To Bishop William Thomas Manning's rich Cathedral of St. John the Divine, long abuilding in Manhattan, Banker William Woodward, whose racehorses (Gallant Fox [retired], Sir Ashley, Sir Andrew, et al.) have won $89.543 in purses this year, gave $80,000 for a rose window 40 ft.in diameter, in memory of his parents and his uncle James T. Woodward (from whom he inherited his estate at Bel Air, Md., his large holdings in Central Hanover Bank & Trust Co.).

Mrs, De Forest A. Spencer, wife of the assistant commercial attache of the U. S. Legation in Vienna, searched the pawnshops for a 1764 Cremona violin which had been stolen from her automobile, found it had been pawned for $4.28.

Mrs.
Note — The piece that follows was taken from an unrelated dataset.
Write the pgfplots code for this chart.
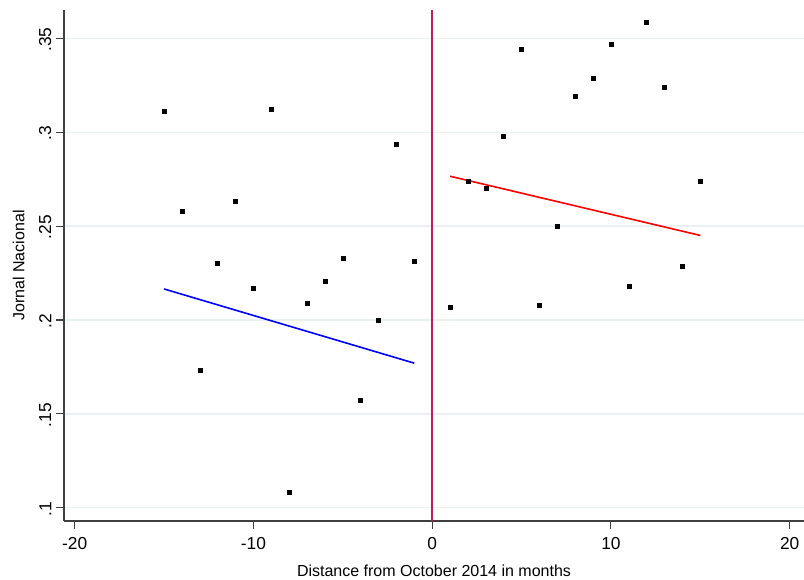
\documentclass[border=0pt]{standalone}
\usepackage{pgfplots}
\pgfplotsset{compat=1.18}
\usepackage{fontspec}
\setmainfont{Liberation Sans}
\usetikzlibrary{calc}
\definecolor{gridc}{RGB}{234,241,243}
\definecolor{vline}{RGB}{195,30,75}
\begin{document}
\begin{tikzpicture}[x=1pt,y=1pt]
\begin{axis}[
  scale only axis,
  width=555pt, height=383.25pt,
  xmin=-20.6, xmax=20.8,
  ymin=0.093, ymax=0.365,
  axis x line*=bottom, axis y line*=left,
  axis line style={draw=black!75, line width=0.8pt, -},
  xtick={-20,-10,0,10,20},
  xticklabels={-20,-10,0,10,20},
  ytick={0.1,0.15,0.2,0.25,0.3,0.35},
  yticklabels={.1,.15,.2,.25,.3,.35},
  tick align=outside,
  major tick length=6pt,
  tick style={black!75, line width=0.8pt},
  ymajorgrids,
  grid style={gridc, line width=0.9pt},
  yticklabel style={rotate=90, anchor=south, xshift=-1pt, font=\fontsize{13}{15}\selectfont},
  xticklabel style={yshift=-3pt, font=\fontsize{13}{15}\selectfont},
  /pgf/number format/assume math mode=true,
  xlabel={Distance from October 2014 in months},
  ylabel={Jornal Nacional},
  xlabel style={font=\fontsize{12}{14}\selectfont, yshift=-4pt},
  ylabel style={font=\fontsize{12}{14}\selectfont, yshift=4pt},
  clip=false,
]
\addplot[only marks, mark=square*, mark size=1.5pt, black] coordinates {
(-15,0.311) (-14,0.258) (-13,0.173) (-12,0.230) (-11,0.263) (-10,0.217)
(-9,0.312) (-8,0.1085) (-7,0.209) (-6,0.2205) (-5,0.233) (-4,0.157)
(-3,0.1997) (-2,0.2935) (-1,0.231)
(1,0.2066) (2,0.274) (3,0.270) (4,0.2978) (5,0.344) (6,0.208) (7,0.250)
(8,0.319) (9,0.3287) (10,0.347) (11,0.218) (12,0.3585) (13,0.324)
(14,0.2285) (15,0.274)
};
\addplot[blue, line width=1.2pt] coordinates {(-15,0.2165) (-1,0.1770)};
\addplot[red, line width=1.2pt] coordinates {(1,0.2765) (15,0.2450)};
\addplot[vline, line width=1.3pt] coordinates {(0,0.093) (0,0.365)};
\end{axis}
\pgfresetboundingbox
\useasboundingbox ($(current axis.south west)+(-48pt,-44.25pt)$) rectangle ($(current axis.north east)+(0,7.5pt)$);
\end{tikzpicture}
\end{document}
Edith Kane Baker, wife of Manhattan Banker George Fisher Baker Jr. (First National Bank), was asked for $500,000 damages by her cousin Mrs. Mary Emma Calhoun, Manhattan real estate broker. Mrs. Baker was accused of describing her cousin to others as "a narcotic addict" who "bribed doctors and nurses to give her narcotics, and was a liar and not to be trusted."